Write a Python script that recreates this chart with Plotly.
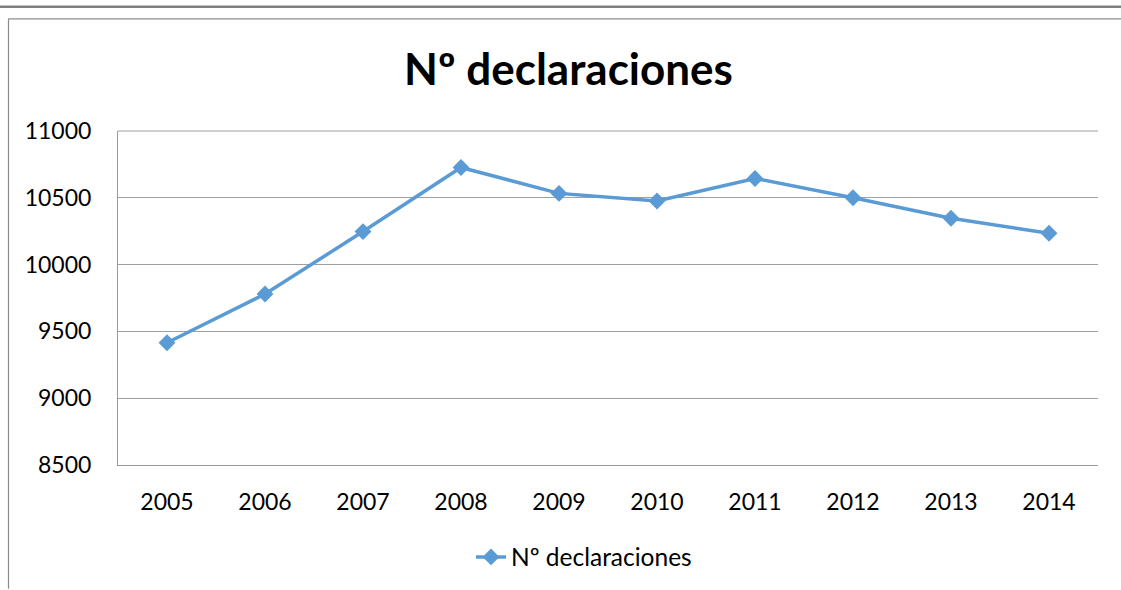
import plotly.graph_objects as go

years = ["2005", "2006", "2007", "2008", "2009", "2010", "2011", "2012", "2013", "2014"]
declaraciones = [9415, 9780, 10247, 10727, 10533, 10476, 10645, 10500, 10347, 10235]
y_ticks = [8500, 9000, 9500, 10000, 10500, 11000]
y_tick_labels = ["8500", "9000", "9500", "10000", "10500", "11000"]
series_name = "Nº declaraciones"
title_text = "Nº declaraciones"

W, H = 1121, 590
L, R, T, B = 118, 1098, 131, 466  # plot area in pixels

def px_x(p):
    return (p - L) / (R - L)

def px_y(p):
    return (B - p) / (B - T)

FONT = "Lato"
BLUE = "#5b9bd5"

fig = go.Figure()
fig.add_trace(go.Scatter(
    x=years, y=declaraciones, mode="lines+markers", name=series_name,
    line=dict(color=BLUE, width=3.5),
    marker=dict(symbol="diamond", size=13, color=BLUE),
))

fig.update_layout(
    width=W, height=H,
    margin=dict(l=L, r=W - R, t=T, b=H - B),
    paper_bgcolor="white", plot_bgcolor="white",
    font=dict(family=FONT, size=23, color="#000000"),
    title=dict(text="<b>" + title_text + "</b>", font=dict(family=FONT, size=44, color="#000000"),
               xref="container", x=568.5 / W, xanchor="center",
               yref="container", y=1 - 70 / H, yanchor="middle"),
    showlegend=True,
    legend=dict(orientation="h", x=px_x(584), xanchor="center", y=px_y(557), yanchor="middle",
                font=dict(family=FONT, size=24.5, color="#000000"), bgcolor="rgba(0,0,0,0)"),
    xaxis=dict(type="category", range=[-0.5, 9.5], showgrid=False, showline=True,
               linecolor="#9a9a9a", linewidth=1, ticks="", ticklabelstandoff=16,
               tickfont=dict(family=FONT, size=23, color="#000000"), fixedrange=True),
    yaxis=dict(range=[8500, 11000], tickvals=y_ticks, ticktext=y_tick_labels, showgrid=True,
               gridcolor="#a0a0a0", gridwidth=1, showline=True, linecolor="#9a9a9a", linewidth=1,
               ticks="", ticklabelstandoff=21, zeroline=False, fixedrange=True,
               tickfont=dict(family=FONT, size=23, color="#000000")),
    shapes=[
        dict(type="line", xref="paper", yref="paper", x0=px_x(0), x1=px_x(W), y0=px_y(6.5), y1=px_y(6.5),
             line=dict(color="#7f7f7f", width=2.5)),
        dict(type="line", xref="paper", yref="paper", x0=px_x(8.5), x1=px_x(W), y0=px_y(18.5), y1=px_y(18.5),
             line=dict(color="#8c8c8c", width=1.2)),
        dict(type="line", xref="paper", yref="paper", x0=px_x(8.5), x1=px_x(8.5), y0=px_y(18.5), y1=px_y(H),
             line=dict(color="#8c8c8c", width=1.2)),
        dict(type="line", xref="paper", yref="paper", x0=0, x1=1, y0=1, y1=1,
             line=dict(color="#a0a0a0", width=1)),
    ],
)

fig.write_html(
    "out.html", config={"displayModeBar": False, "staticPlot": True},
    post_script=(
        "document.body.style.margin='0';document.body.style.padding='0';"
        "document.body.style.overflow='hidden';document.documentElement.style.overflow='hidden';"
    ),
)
────
* **TO BE DONE**
Copy exactly the lines running from the beginning of the listing through the line that has "return (p - L) / (R - L)". Drop the pictures.

* **RESULT OF THIS TASK**
Write a Python script that recreates this chart with Plotly.
import plotly.graph_objects as go

years = ["2005", "2006", "2007", "2008", "2009", "2010", "2011", "2012", "2013", "2014"]
declaraciones = [9415, 9780, 10247, 10727, 10533, 10476, 10645, 10500, 10347, 10235]
y_ticks = [8500, 9000, 9500, 10000, 10500, 11000]
y_tick_labels = ["8500", "9000", "9500", "10000", "10500", "11000"]
series_name = "Nº declaraciones"
title_text = "Nº declaraciones"

W, H = 1121, 590
L, R, T, B = 118, 1098, 131, 466  # plot area in pixels

def px_x(p):
    return (p - L) / (R - L)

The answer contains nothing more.